Santana-Maia Leonardo

Fui contra a criação do crime de violência doméstica por uma única razão: porque estava convencido de que iria fazer disparar o número de mortes, como infelizmente aconteceu.

As ofensas corporais e o homicídio de cônjuges, pais e filhos deviam qualificar o crime de ofensas corporais e de homicídio, mas não o deviam autonomizar. Quando se legisla, o legislador devia ter mais em conta a natureza humana do que a ficção humana que percorre o pensamento politicamente correcto.

Toda a relação assente no coração é irracional por natureza. O coração tem razões que a Razão desconhece. E não é a pena de prisão por mais pesada que seja que tem a virtualidade de dissuadir quem considera que só matando e morrendo se consegue libertar dos demónios que o atormentam.
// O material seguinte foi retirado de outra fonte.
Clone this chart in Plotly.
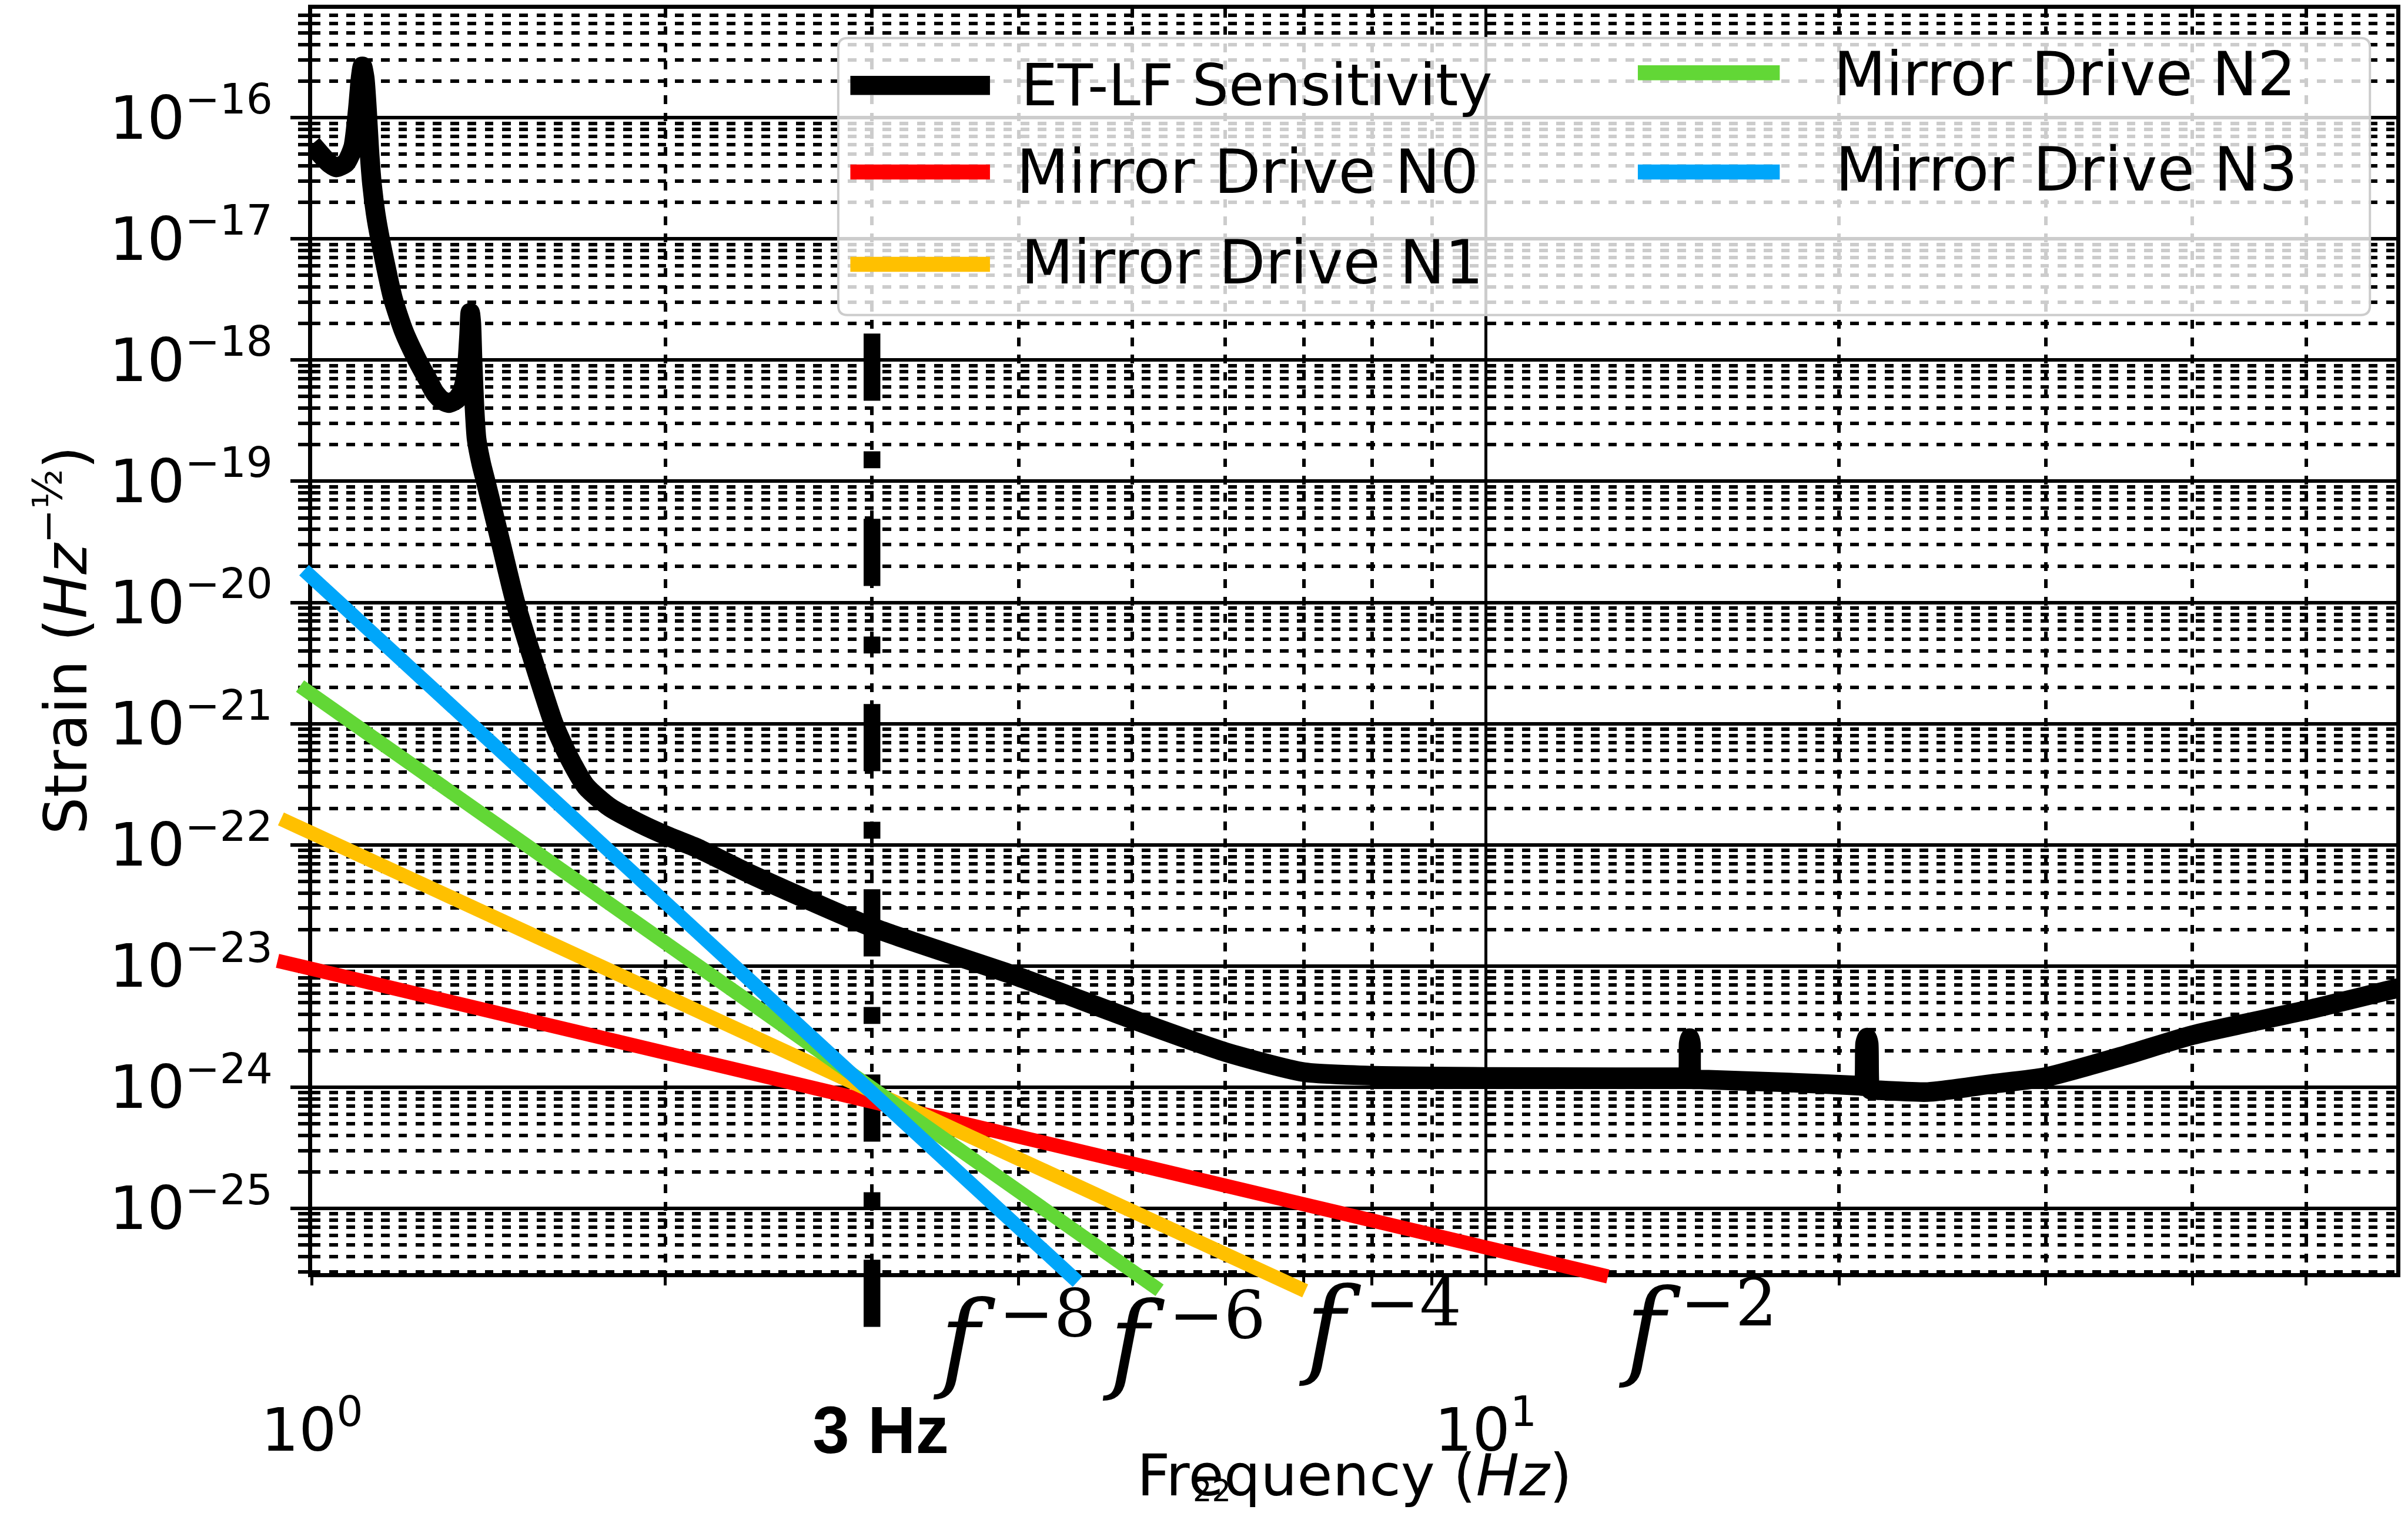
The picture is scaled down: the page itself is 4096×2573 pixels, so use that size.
import plotly.graph_objects as go

# ---------------- data ----------------
et_lf_freq = [1.000, 1.022, 1.036, 1.049, 1.069, 1.084, 1.094, 1.100, 1.104, 1.109, 1.114, 1.119, 1.125, 1.133, 1.143,
              1.172, 1.198, 1.230, 1.253, 1.272, 1.289, 1.308, 1.328, 1.341, 1.350, 1.356, 1.361, 1.364, 1.367, 1.370,
              1.375, 1.381, 1.394, 1.406, 1.448, 1.490, 1.546, 1.607, 1.655, 1.712, 1.794, 1.900, 2.013, 2.133, 2.362,
              3.0, 4.0, 5.0, 6.0, 7.0, 8.0, 10.0, 12.9, 14.75, 14.857, 14.891, 14.925, 14.959, 14.993, 15.10, 18.0,
              20.80, 20.98, 21.05, 21.13, 21.20, 21.27, 21.40, 21.6, 23.8, 27.0, 30.0, 35.0, 40.0, 50.0, 60.0]
et_lf_strain = [6.04e-17, 4.74e-17, 4.16e-17, 3.89e-17, 4.25e-17, 5.71e-17, 1.17e-16, 2.13e-16, 2.65e-16, 2.13e-16,
                1.17e-16, 5.41e-17, 2.81e-17, 1.62e-17, 1.0e-17,
                3.24e-18, 1.71e-18, 9.89e-19, 7.11e-19, 5.41e-19, 4.69e-19, 4.42e-19, 4.74e-19, 5.41e-19, 6.74e-19,
                9.36e-19, 1.62e-18, 2.45e-18, 2.02e-18, 1.05e-18,
                4.35e-19, 2.25e-19, 1.39e-19, 1.0e-19, 3.13e-20, 1.01e-20, 3.16e-21, 1.0e-21, 5.30e-22, 3.03e-22,
                2.04e-22, 1.51e-22, 1.17e-22, 9.33e-23, 5.75e-23,
                2.09e-23, 8.13e-24, 3.63e-24, 1.95e-24, 1.33e-24, 1.245e-24, 1.216e-24, 1.208e-24, 1.208e-24, 1.208e-24,
                2.29e-24, 2.54e-24, 2.29e-24, 1.167e-24, 1.162e-24, 1.096e-24,
                1.03e-24, 1.023e-24, 2.29e-24, 2.57e-24, 2.29e-24, 9.55e-25, 9.50e-25, 9.44e-25, 9.12e-25, 1.064e-24,
                1.211e-24, 1.82e-24, 2.69e-24, 4.31e-24, 6.61e-24]

n0_freq = [0.9346, 12.71]
n0_strain = [1.104e-23, 2.742e-26]
n1_freq = [0.9409, 7.018]
n1_strain = [1.637e-22, 2.084e-26]
n2_freq = [0.9768, 5.274]
n2_strain = [2.042e-21, 2.109e-26]
n3_freq = [0.9845, 4.490]
n3_strain = [1.849e-20, 2.483e-26]

cut_freq = [3.0, 3.0]
cut_strain = [1.656e-18, 9.57e-27]

x_tick_vals = [1, 10]
x_tick_text = ["10<sup>0</sup>", "10<sup>1</sup>"]
x_minor_vals = [2, 3, 4, 5, 6, 7, 8, 9, 20, 30, 40, 50]
y_tick_exp = [-25, -24, -23, -22, -21, -20, -19, -18, -17, -16]
y_tick_text = ["10<sup>\u221225</sup>", "10<sup>\u221224</sup>", "10<sup>\u221223</sup>", "10<sup>\u221222</sup>",
               "10<sup>\u221221</sup>", "10<sup>\u221220</sup>", "10<sup>\u221219</sup>", "10<sup>\u221218</sup>",
               "10<sup>\u221217</sup>", "10<sup>\u221216</sup>"]
y_minor_mant = [2, 3, 4, 5, 6, 7, 8, 9]
y_minor_exp = list(range(-26, -15))

legend_names = ["ET-LF Sensitivity", "Mirror Drive N0", "Mirror Drive N1", "Mirror Drive N2", "Mirror Drive N3"]
slope_labels = ["\u22128", "\u22126", "\u22124", "\u22122"]

# ---------------- geometry helpers (reference px -> output) ----------------
W, H = 4096, 2573
RW, RH = 4174.0, 2622.0
S = W / RW


def px(v):
    return v * S


def xp(x):
    return x / RW


def yp(y):
    return 1 - y / RH


L, R, T, B = 540.8, 4154.0, 15.5, 2206.0
x_range = [0.0, 1.776]
y_range = [-25.533, -15.102]
dec_x = (R - L) / (x_range[1] - x_range[0])
dec_y = (B - T) / (y_range[1] - y_range[0])
L2, B2 = 420.0, 2345.0
x2_range = [x_range[0] - (L - L2) / dec_x, x_range[1]]
y2_range = [y_range[0] - (B2 - B) / dec_y, y_range[1]]

BLACK = "#000000"
C_N0, C_N1, C_N2, C_N3 = "#FF0000", "#FFC000", "#62D736", "#00A6FA"

fig = go.Figure()

fig.add_trace(go.Scatter(x=et_lf_freq, y=et_lf_strain, mode="lines", name=legend_names[0],
                         line=dict(color=BLACK, width=px(34), shape="spline", smoothing=0.6),
                         xaxis="x", yaxis="y", showlegend=False))
fig.add_trace(go.Scatter(x=cut_freq, y=cut_strain, mode="lines", name="3 Hz",
                         line=dict(color=BLACK, width=px(29),
                                   dash="%.1fpx,%.1fpx,%.1fpx,%.1fpx" % (px(116.5), px(87.5), px(29.5), px(87.5))),
                         xaxis="x2", yaxis="y2", showlegend=False))
for fx, fy, col, nm in [(n0_freq, n0_strain, C_N0, legend_names[1]), (n1_freq, n1_strain, C_N1, legend_names[2]),
                        (n2_freq, n2_strain, C_N2, legend_names[3]), (n3_freq, n3_strain, C_N3, legend_names[4])]:
    fig.add_trace(go.Scatter(x=fx, y=fy, mode="lines", name=nm, line=dict(color=col, width=px(24.5)),
                             xaxis="x2", yaxis="y2", showlegend=False))

y_minor_vals = [m * 10.0 ** e for e in y_minor_exp for m in y_minor_mant]
dash_minor = "%.1fpx,%.1fpx" % (px(15), px(15))

fig.update_layout(
    template="none",
    width=W, height=H, autosize=False,
    margin=dict(l=0, r=0, t=0, b=0, pad=0),
    paper_bgcolor="white", plot_bgcolor="rgba(0,0,0,0)",
    font=dict(family="DejaVu Sans", color="black", size=px(100)),
    showlegend=False,
    xaxis=dict(type="log", range=x_range, domain=[xp(L), xp(R)], anchor="y", automargin=False,
               showline=True, linecolor=BLACK, linewidth=px(7.5), mirror=True,
               ticks="outside", ticklen=px(14), tickwidth=px(5), tickcolor=BLACK,
               tickmode="array", tickvals=x_tick_vals, ticktext=x_tick_text,
               tickfont=dict(family="DejaVu Sans", size=px(103), color=BLACK),
               ticklabelstandoff=160,
               showgrid=True, gridcolor=BLACK, gridwidth=px(5),
               zeroline=False,
               minor=dict(tickmode="array", tickvals=x_minor_vals, ticks="outside", ticklen=px(14),
                          tickwidth=px(5), tickcolor=BLACK, showgrid=True, gridcolor=BLACK,
                          gridwidth=px(6), griddash=dash_minor)),
    yaxis=dict(type="log", range=y_range, domain=[yp(B), yp(T)], anchor="x", automargin=False,
               showline=True, linecolor=BLACK, linewidth=px(7.5), mirror=True,
               ticks="outside", ticklen=px(30), tickwidth=px(6.5), tickcolor=BLACK,
               tickmode="array", tickvals=[10.0 ** e for e in y_tick_exp], ticktext=y_tick_text,
               tickfont=dict(family="DejaVu Sans", size=px(103), color=BLACK),
               ticklabelstandoff=10,
               showgrid=True, gridcolor=BLACK, gridwidth=px(6.5),
               zeroline=False,
               minor=dict(tickmode="array", tickvals=y_minor_vals, ticks="outside", ticklen=px(17),
                          tickwidth=px(6.5), tickcolor=BLACK, showgrid=True, gridcolor=BLACK,
                          gridwidth=px(6), griddash=dash_minor)),
    xaxis2=dict(type="log", range=x2_range, domain=[xp(L2), xp(R)], anchor="y2", visible=False,
                showgrid=False, zeroline=False, automargin=False),
    yaxis2=dict(type="log", range=y2_range, domain=[yp(B2), yp(T)], anchor="x2", visible=False,
                showgrid=False, zeroline=False, automargin=False),
)

# ---------------- legend (drawn as a framed box) ----------------
bx0, by0, bx1, by1, rad = 1453, 66, 4108, 546, 16
rx, ry = rad / RW, rad / RH
X0, X1, Yt, Yb = xp(bx0), xp(bx1), yp(by0), yp(by1)
path = (f"M{X0+rx},{Yt} L{X1-rx},{Yt} Q{X1},{Yt} {X1},{Yt-ry} L{X1},{Yb+ry} Q{X1},{Yb} {X1-rx},{Yb} "
        f"L{X0+rx},{Yb} Q{X0},{Yb} {X0},{Yb+ry} L{X0},{Yt-ry} Q{X0},{Yt} {X0+rx},{Yt} Z")
shapes = [dict(type="path", path=path, xref="paper", yref="paper", layer="above",
               fillcolor="rgba(255,255,255,0.8)", line=dict(color="#cccccc", width=px(4)))]

legend_rows = [  # swatch x0, x1, y, colour, width, text x, text y, font size
    (1474, 1716, 148, BLACK, 33, 1768, 148, 100),
    (1474, 1716, 298, C_N0, 26, 1760, 298, 105),
    (1474, 1716, 458, C_N1, 26, 1768, 455, 105),
    (2839, 3085, 126, C_N2, 26, 3176, 128, 105),
    (2839, 3085, 298, C_N3, 26, 3179, 293, 105),
]
annotations = []
for i, (sx0, sx1, sy, col, lw, tx, ty, fs) in enumerate(legend_rows):
    shapes.append(dict(type="line", xref="paper", yref="paper", layer="above",
                       x0=xp(sx0), x1=xp(sx1), y0=yp(sy), y1=yp(sy), line=dict(color=col, width=px(lw))))
    annotations.append(dict(text=legend_names[i], x=xp(tx), y=yp(ty), xref="paper", yref="paper",
                            xanchor="left", yanchor="middle", showarrow=False,
                            font=dict(family="DejaVu Sans", size=px(fs), color=BLACK)))

# slope labels: italic f with its exponent, placed beside each line's end
f_pos = [(1672, 2322), (1965, 2324), (2306, 2299), (2860, 2302)]
exp_pos = [(1815, 2276), (2110, 2279), (2449, 2257), (2997, 2257)]
for lab, (fx_, fy_), (ex_, ey_) in zip(slope_labels, f_pos, exp_pos):
    annotations.append(dict(text="<i>f</i>", x=xp(fx_), y=yp(fy_), xref="paper", yref="paper",
                            xanchor="center", yanchor="middle", showarrow=False,
                            font=dict(family="DejaVu Serif", size=px(185), color=BLACK)))
    annotations.append(dict(text=lab, x=xp(ex_), y=yp(ey_), xref="paper", yref="paper",
                            xanchor="center", yanchor="middle", showarrow=False,
                            font=dict(family="DejaVu Serif", size=px(114), color=BLACK)))

annotations += [
    dict(text="<b>3 Hz</b>", x=xp(1527), y=yp(2478), xref="paper", yref="paper", xanchor="center",
         yanchor="middle", showarrow=False, font=dict(family="Liberation Sans", size=px(115), color=BLACK)),
    dict(text="Frequency (<i>Hz</i>)", x=xp(2348), y=yp(2557), xref="paper", yref="paper", xanchor="center",
         yanchor="middle", showarrow=False, font=dict(family="DejaVu Sans", size=px(100), color=BLACK)),
    dict(text="Strain (<i>Hz</i><sup>\u2212\u00bd</sup>)", x=xp(107), y=yp(1110), xref="paper", yref="paper",
         xanchor="center", yanchor="middle", textangle=-90, showarrow=False,
         font=dict(family="DejaVu Sans", size=px(102), color=BLACK)),
    dict(text="22", x=xp(2101), y=yp(2584), xref="paper", yref="paper", xanchor="center", yanchor="middle",
         showarrow=False, font=dict(family="DejaVu Sans", size=px(52), color=BLACK)),
]

fig.update_layout(shapes=shapes, annotations=annotations)
fig.write_html("out.html")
Existe, aliás, um ditado popular que revela um grande conhecimento da natureza humana: “entre marido e mulher não metas a colher.” A vida a dois não é fácil e é foco de tensões permanentes. Discussões com algum grau de violência verbal e dramatismo são frequentes em todos os casais, mesmo nos casais mais pacíficos e normais. E, para além de serem absolutamente normais na vida de qualquer casal, têm a ver com a sua intimidade e privacidade. Só em situações extremas uma pessoa se deve intrometer e sempre tratando a situação com pinças. Nunca à colherada.

Pequenas coisas, que vistas de fora são ridículas, podem ter uma importância extrema para quem as viva por dentro. Por alguma razão toda a gente se reconhece no poema de Álvaro de Campos “todas as cartas de amor são ridículas”. Mas são ridículas para os terceiros que as lêem, não para aqueles que as escrevem.

Acontece que, com o crime de violência doméstica, toda a gente, desde os amigos aos vizinhos, se acha no direito de se meter na vida do casal. Toda a gente quer tirar nabos da púcara, dar conselhos, armar-se em psicólogo de pacotilha e, inclusive, acha-se no direito de apresentar queixa por dá cá aquela palha, transformando situações absolutamente normais e que poderiam ser ultrapassadas facilmente pelo casal, em situações humilhantes, vexatórias e potencialmente perigosas.

Há segredos, alguns dos quais absolutamente ridículos e comezinhos, na vida do casal que nunca podem ser do conhecimento de terceiros, sob pena de se transformarem em questões de vida ou de morte. Como ensinava Confúcio, “nunca irrites um homem paciente.” E quando toda a gente quer resolver as desavenças do casal através do posto da GNR, é natural que o caso acabe no cemitério.